A Faster Path to Continual Learning

arXiv cs.LG / 4/14/2026

💬 OpinionIdeas & Deep AnalysisModels & Research

Key Points

  • 連続学習(Continual Learning)で、C-Flatは新旧タスク両方で一様に低損失な領域を促す有望な最適化手法だが、各イテレーションで追加の勾配計算が3回必要になり計算コストが課題になっている。
  • 本論文は、C-Flat Turboという改良オプティマイザを提案し、一次(first-order)平坦性に関する勾配が方向不変成分を含むことを利用して、冗長な勾配計算を省略できる点を示している。
  • さらに、平坦性を促す勾配がタスクを追うごとに安定化していく観察結果から、線形スケジューリングと適応的なトリガーを用いて後半タスクほど大きい“turbo steps”を割り当てる戦略を導入している。
  • 実験では、C-Flat Turboが幅広いCL手法の範囲でC-Flatより1.0倍〜1.25倍高速で、精度は同等または改善となることを報告している。

Abstract

Continual Learning (CL) aims to train neural networks on a dynamic stream of tasks without forgetting previously learned knowledge. Among optimization-based approaches, C-Flat has emerged as a promising solution due to its plug-and-play nature and its ability to encourage uniformly low-loss regions for both new and old tasks. However, C-Flat requires three additional gradient computations per iteration, imposing substantial overhead on the optimization process.
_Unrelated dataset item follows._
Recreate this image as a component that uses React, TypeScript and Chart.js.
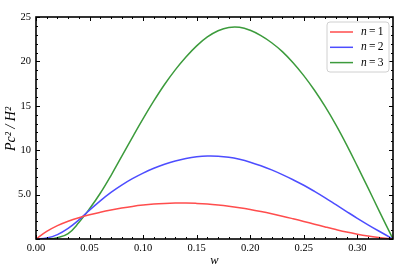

In this work, we propose C-Flat Turbo, a faster yet stronger optimizer that significantly reduces the training cost. We show that the gradients associated with first-order flatness contain direction-invariant components relative to the proxy-model gradients, enabling us to skip redundant gradient computations in the perturbed ascent steps. Moreover, we observe that these flatness-promoting gradients progressively stabilize across tasks, which motivates a linear scheduling strategy with an adaptive trigger to allocate larger turbo steps for later tasks. Experiments show that C-Flat Turbo is 1.0\times to 1.25\times faster than C-Flat across a wide range of CL methods, while achieving comparable or even improved accuracy.